He who would search for pearls must dive below.
--John Dryden
Google is getting worse. I wrote a bit of a
manifesto
describing the problems. marlo
is my attempt at a solution.
Doing good search on the internet is going to require a massive corpus, which isn't feasible with my resources. So instead, let's change the equation.
marlo
isn't a search engine. It's a discovery engine.
Search engines are good at giving you answers to facts. For all other queries, you don't actually know what an answer would look like. Thus, you want to be easily able to get a lay of the land and canvas opinions to help form yours.
Marlo's index is based around the idea of avoiding spiritual pollution. What's that? Elaine Ou on the phenomenon:
[An] example is porn. Republicans have, at various times, advocated for banning pornography under the Communications Decency Act or by emphasizing its ties to human trafficking. It never works because detractors retreat to the Motte of free speech. China cuts to the chase and declares pornography a form of spiritual pollution. Right?? No one ever concludes a porn video in high spirits the way they do after watching Amelie or It’s a Wonderful Life. Just the opposite, in fact.
I’m not pro-censorship, I’m anti-pollution! All of a sudden, content moderation becomes super easy. No more arguing about whether something is fake news or hate speech. If it pollutes the spirit, BAN! Clickbait? BANNED. Outrage porn? BANNED. Breitbart.com? BANNED. Huffpost.com? BANNED. NYtimes.com? BANNED.
I passed through an airport last week, and every single TV screen was displaying impeachment garbage on CNN. Would airport travelers tolerate it if I showed up with a diesel-powered leafblower and proceeded to spew exhaust all over the terminal? NO! So why should we tolerate CNN assaulting our mental capacity in much the same way?

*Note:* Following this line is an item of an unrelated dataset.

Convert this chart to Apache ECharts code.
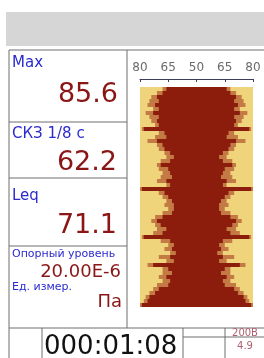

Right now, marlo's pollution filter is extremely basic, but gets surprisingly good results --- it outright bans any page that identifies itself as a news article, any page that shows ads, any page that is trying to sell you something, and any page that is hidden behind a paywall. You'd be amazed at how much awful stuff this simple filter manages to avoid.
As a multifacted human, you have a wide variety of interests. You probably know of a few good websites for each interest, which should be marked as your root sites.
The marlo
spider crawls the web, starting at your root nodes, and expanding
its understanding of the internet outwards. It will download each page, extract
all links from it, and then go download those pages too, ad infinitum.
It's important that your root nodes be diverse; don't pick websites that link to one another. The spider will follow all links, so it'll get there soon enough.
What's interesting is what happens when the root nodes find one another --- that is, when they both transitively link to a particular page. The first page reachable by two or more root nodes is known as a join, and corresponds to a part of the web that lies at the intersection of your interests.
These join pages are where you can find the people you've been looking for.
Mathematically, we're looking at joins on the distance-from-root-nodes poset we're building.
Install stack. You can then
build marlo
via:
$ git clone https://github.com/isovector/marlo.git
$ cd marlo
$ stack build
The whole system is in the resulting marlo
binary, which you can install
globally via
$ stack install
or run locally via
$ stack run marlo -- --help
Of course, you don't need to build it for yourself, because it's running online.
Oh yeah, and there is a bunch of database stuff you'll have to do that I haven't
automated or documented anywhere. Do a grep
for CREATE TABLE
to find
the necessary remnants.
Don't forget to change config
to point at your local postgres database.
$ stack run marlo spider
Start the spider. Because I'm bad at programming, it will continue running until
you hit ^C
twice in rapid succession.
# stack run marlo search
Run the main search engine server!
$ stack run marlo backfill-distance
Recompute the root-distance metric, which can sometimes get thrown off by the spider when it discovers a backlink between descendants of different root nodes.
hello world
You can just type words. Each one needs to be present in the document.
"hello world"
You can also use quotes, in which case the words must appear all together, in the same order as you specified.
site:marlo.sandymaguire.me
Look exclusively at pages whose URIs match the given pattern.
where:js > 0
where:javascript = 100
where:css < 5000
Compare the sizes of bundled javascript or CSS to the given number. This is expressed in bytes, which is probably not very helpful. PRs welcome.
In the following examples, x
and y
are arbitrary queries --- not necessarily
bare words.
x AND y
Combine two queries, requiring both to hold.
x OR y
Combine two queries, requiring either to hold.
-x
Negate a query, requiring it to not hold.
(x)
Any query can be wrapped in parentheses. Useful when working with the OR
and
-
operators.
The marlo spider runs with user-agent marlo/1.0 (+https://marlo.sandymaguire.me)
if you'd like to issue directives to it in
robots.txt
.
It currently obeys Allow
and Disallow
stanzas --- please do file a bug if
you feel it's misbehaving by not following other directives.